As mortgage rates steadily increased in recent weeks, mortgage applications slowed down, according to the Mortgage Bankers Association. For the week ending on July 11, seasonally adjusted purchase applications dropped 12% from one week before, indicating that applications "remained sensitive to both the uncertain economic outlook and the volatility in rates," according to Joel Kan, MBA's vice president and deputy chief economist.
With existing home sales still tracking below last year, it appears either prices or rates need to soften further to spark an uptick in market activity. At the current 30-year average rate, a buyer "needs an income of nearly $130,000 to qualify to purchase the median-priced home," Sturtevant said.
With the median income nationally at about $80,000, that gap likely means the market will remain slow for the rest of the year.
Why are mortgage rates stubbornly high?
Getting 30-year mortgage rates down closer to 6% may prove difficult given the current economic conditions. While President Donald Trump has demanded the Federal Reserve lower short-term interest rates, doing so could actually lead to a rise in mortgage rates, according to Matthew Graham, chief operating officer at Mortgage News Daily.
In a July 16 blog post, Graham explained that the "Fed Funds Rate does not dictate mortgage rates even though the two can generally and broadly correlate over time," adding that they correlate when they share common motivations. "If the Fed were to cut rates in a more arbitrary way, it could actually be bad for longer term rates like mortgages."

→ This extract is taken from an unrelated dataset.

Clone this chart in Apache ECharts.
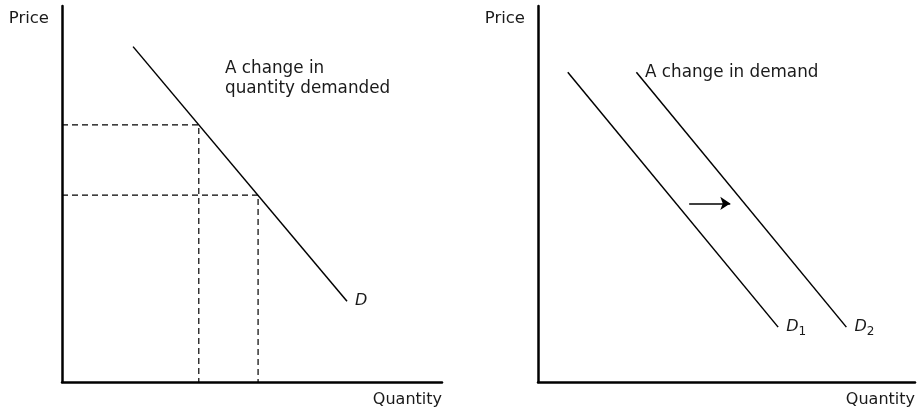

Inflation levels will have a strong influence on mortgage rates. Inflation is ticking up and is expected to keep rising as the Aug. 1 tariff impacts are felt, a factor that continues to raise concerns about stagflation.
Buyer demand persists
Despite these challenges, there are some positive signs for the housing market. Demand is still out there, according to Redfin's report, which found that home tours and Google searches remain higher than a year ago. As sellers become more willing to negotiate on price, pent-up demand could translate to more sales.
"Buyers should look at a lot of homes and make a lot of offers — even if they're low or below market value — as more and more sellers are willing to make a deal," said Jim Fletcher, a Redfin Premier agent in Tampa, Florida.

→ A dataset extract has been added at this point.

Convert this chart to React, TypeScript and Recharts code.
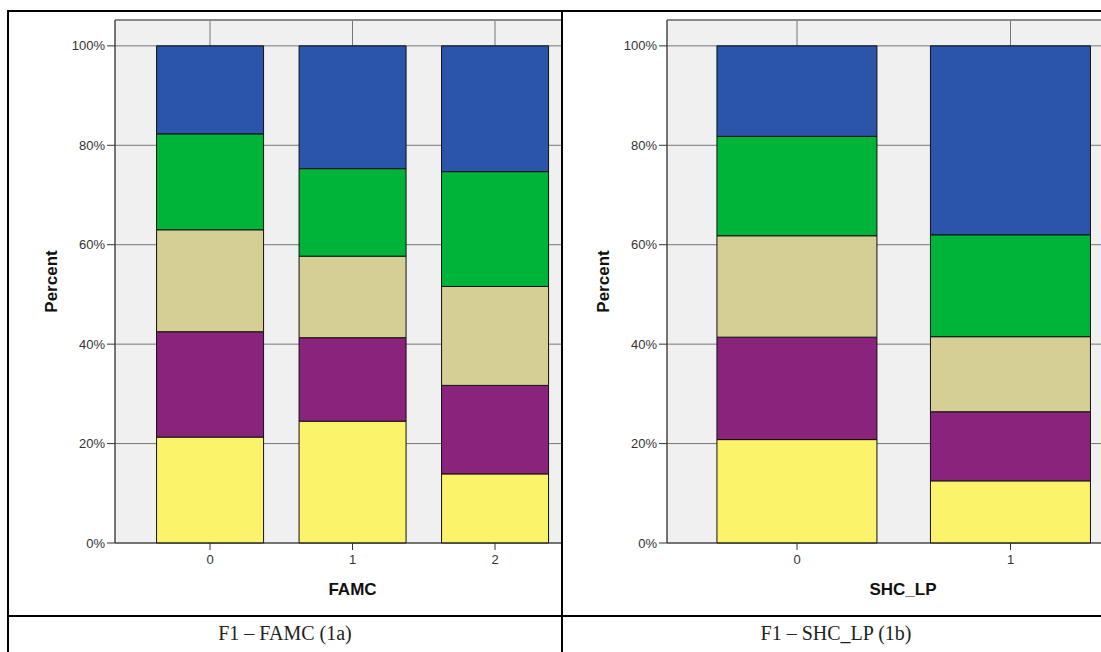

Builder confidence is up — but not by much
There has been a "slight boost" in home builder confidence this month due in part to the extension of tax cuts first introduced in 2017, according to the National Association of Home Builders.
The builder confidence index was at 33 in July, up one point from June. Despite the slight uptick, builder confidence is still near its lowest level in three years as tariff concerns and general economic uncertainty continue weighing on the industry.